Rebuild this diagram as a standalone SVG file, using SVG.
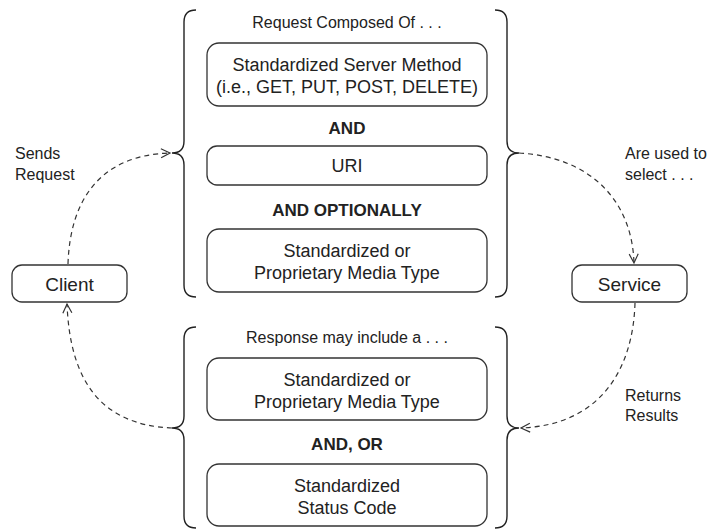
<svg xmlns="http://www.w3.org/2000/svg" width="709" height="530" viewBox="0 0 709 530">
<style>
  text { font-family: "Liberation Sans", Arial, Helvetica, sans-serif; fill: #222; }
  .box { fill: #fff; stroke: #333; stroke-width: 1.3; }
  .brace { fill: none; stroke: #222; stroke-width: 1.4; }
  .conn { fill: none; stroke: #333; stroke-width: 1.2; stroke-dasharray: 5 4; marker-end: url(#arr); }
  .bt { font-size: 18px; text-anchor: middle; }
  .bold { font-size: 17px; font-weight: bold; text-anchor: middle; }
  .hdr { font-size: 16px; text-anchor: middle; }
  .side { font-size: 16px; }
  .actor { font-size: 19px; text-anchor: middle; }
</style>
<defs>
  <marker id="arr" markerUnits="userSpaceOnUse" markerWidth="12" markerHeight="12" refX="10" refY="5" orient="auto" overflow="visible">
    <path d="M1,0.5 L10,5 L1,9.5" fill="none" stroke="#333" stroke-width="1.2"/>
  </marker>
</defs>

<g id="request-brace">
  <path class="brace" d="M196,10 Q184,10 184,22 L184,141 Q184,153 172,153 Q184,153 184,165 L184,285 Q184,297 196,297"/>
  <path class="brace" d="M495,10 Q507,10 507,22 L507,141 Q507,153 519,153 Q507,153 507,165 L507,285 Q507,297 495,297"/>
  <text class="hdr" x="347" y="28">Request Composed Of . . .</text>
</g>
<g id="method">
  <rect class="box" x="207" y="43" width="280" height="63" rx="12"/>
  <text class="bt" x="347" y="71">Standardized Server Method</text>
  <text class="bt" x="347" y="93">(i.e., GET, PUT, POST, DELETE)</text>
</g>
<g id="and1"><text class="bold" x="347" y="134">AND</text></g>
<g id="uri">
  <rect class="box" x="207" y="146" width="280" height="39" rx="10"/>
  <text class="bt" x="347" y="172">URI</text>
</g>
<g id="and-optionally"><text class="bold" x="347" y="216">AND OPTIONALLY</text></g>
<g id="media-req">
  <rect class="box" x="207" y="229" width="280" height="63" rx="12"/>
  <text class="bt" x="347" y="257">Standardized or</text>
  <text class="bt" x="347" y="279">Proprietary Media Type</text>
</g>

<g id="response-brace">
  <path class="brace" d="M196,327 Q184,327 184,339 L184,416 Q184,428 172,428 Q184,428 184,440 L184,516 Q184,528 196,528"/>
  <path class="brace" d="M495,327 Q507,327 507,339 L507,416 Q507,428 519,428 Q507,428 507,440 L507,516 Q507,528 495,528"/>
  <text class="hdr" x="347" y="343">Response may include a . . .</text>
</g>
<g id="media-resp">
  <rect class="box" x="207" y="358" width="280" height="62" rx="12"/>
  <text class="bt" x="347" y="386">Standardized or</text>
  <text class="bt" x="347" y="408">Proprietary Media Type</text>
</g>
<g id="and-or"><text class="bold" x="347" y="450">AND, OR</text></g>
<g id="status">
  <rect class="box" x="207" y="464" width="280" height="62" rx="12"/>
  <text class="bt" x="347" y="492">Standardized</text>
  <text class="bt" x="347" y="514">Status Code</text>
</g>

<g id="client">
  <rect class="box" x="12" y="265" width="115" height="37" rx="10"/>
  <text class="actor" x="69.5" y="291">Client</text>
</g>
<g id="service">
  <rect class="box" x="572" y="265" width="115" height="37" rx="10"/>
  <text class="actor" x="629.5" y="291">Service</text>
</g>

<g id="connectors">
  <path class="conn" d="M68,264 C70,200 100,155 170,153"/>
  <path class="conn" d="M519,153 C590,157 632,200 634,263"/>
  <path class="conn" d="M635,303 C633,370 600,425 521,428"/>
  <path class="conn" d="M172,428 C100,425 70,380 67,304"/>
</g>

<g id="labels">
  <text class="side" x="15" y="159">Sends</text>
  <text class="side" x="15" y="180">Request</text>
  <text class="side" x="625" y="159">Are used to</text>
  <text class="side" x="625" y="180">select . . .</text>
  <text class="side" x="625" y="401">Returns</text>
  <text class="side" x="625" y="421">Results</text>
</g>
</svg>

The exercise. Each line of the data is to be duplicated exactly; pictures stay out of the copy.

Written solution.
Rebuild this diagram as a standalone SVG file, using SVG.
<svg xmlns="http://www.w3.org/2000/svg" width="709" height="530" viewBox="0 0 709 530">
<style>
  text { font-family: "Liberation Sans", Arial, Helvetica, sans-serif; fill: #222; }
  .box { fill: #fff; stroke: #333; stroke-width: 1.3; }
  .brace { fill: none; stroke: #222; stroke-width: 1.4; }
  .conn { fill: none; stroke: #333; stroke-width: 1.2; stroke-dasharray: 5 4; marker-end: url(#arr); }
  .bt { font-size: 18px; text-anchor: middle; }
  .bold { font-size: 17px; font-weight: bold; text-anchor: middle; }
  .hdr { font-size: 16px; text-anchor: middle; }
  .side { font-size: 16px; }
  .actor { font-size: 19px; text-anchor: middle; }
</style>
<defs>
  <marker id="arr" markerUnits="userSpaceOnUse" markerWidth="12" markerHeight="12" refX="10" refY="5" orient="auto" overflow="visible">
    <path d="M1,0.5 L10,5 L1,9.5" fill="none" stroke="#333" stroke-width="1.2"/>
  </marker>
</defs>

<g id="request-brace">
  <path class="brace" d="M196,10 Q184,10 184,22 L184,141 Q184,153 172,153 Q184,153 184,165 L184,285 Q184,297 196,297"/>
  <path class="brace" d="M495,10 Q507,10 507,22 L507,141 Q507,153 519,153 Q507,153 507,165 L507,285 Q507,297 495,297"/>
  <text class="hdr" x="347" y="28">Request Composed Of . . .</text>
</g>
<g id="method">
  <rect class="box" x="207" y="43" width="280" height="63" rx="12"/>
  <text class="bt" x="347" y="71">Standardized Server Method</text>
  <text class="bt" x="347" y="93">(i.e., GET, PUT, POST, DELETE)</text>
</g>
<g id="and1"><text class="bold" x="347" y="134">AND</text></g>
<g id="uri">
  <rect class="box" x="207" y="146" width="280" height="39" rx="10"/>
  <text class="bt" x="347" y="172">URI</text>
</g>
<g id="and-optionally"><text class="bold" x="347" y="216">AND OPTIONALLY</text></g>
<g id="media-req">
  <rect class="box" x="207" y="229" width="280" height="63" rx="12"/>
  <text class="bt" x="347" y="257">Standardized or</text>
  <text class="bt" x="347" y="279">Proprietary Media Type</text>
</g>

<g id="response-brace">
  <path class="brace" d="M196,327 Q184,327 184,339 L184,416 Q184,428 172,428 Q184,428 184,440 L184,516 Q184,528 196,528"/>
  <path class="brace" d="M495,327 Q507,327 507,339 L507,416 Q507,428 519,428 Q507,428 507,440 L507,516 Q507,528 495,528"/>
  <text class="hdr" x="347" y="343">Response may include a . . .</text>
</g>
<g id="media-resp">
  <rect class="box" x="207" y="358" width="280" height="62" rx="12"/>
  <text class="bt" x="347" y="386">Standardized or</text>
  <text class="bt" x="347" y="408">Proprietary Media Type</text>
</g>
<g id="and-or"><text class="bold" x="347" y="450">AND, OR</text></g>
<g id="status">
  <rect class="box" x="207" y="464" width="280" height="62" rx="12"/>
  <text class="bt" x="347" y="492">Standardized</text>
  <text class="bt" x="347" y="514">Status Code</text>
</g>

<g id="client">
  <rect class="box" x="12" y="265" width="115" height="37" rx="10"/>
  <text class="actor" x="69.5" y="291">Client</text>
</g>
<g id="service">
  <rect class="box" x="572" y="265" width="115" height="37" rx="10"/>
  <text class="actor" x="629.5" y="291">Service</text>
</g>

<g id="connectors">
  <path class="conn" d="M68,264 C70,200 100,155 170,153"/>
  <path class="conn" d="M519,153 C590,157 632,200 634,263"/>
  <path class="conn" d="M635,303 C633,370 600,425 521,428"/>
  <path class="conn" d="M172,428 C100,425 70,380 67,304"/>
</g>

<g id="labels">
  <text class="side" x="15" y="159">Sends</text>
  <text class="side" x="15" y="180">Request</text>
  <text class="side" x="625" y="159">Are used to</text>
  <text class="side" x="625" y="180">select . . .</text>
  <text class="side" x="625" y="401">Returns</text>
  <text class="side" x="625" y="421">Results</text>
</g>
</svg>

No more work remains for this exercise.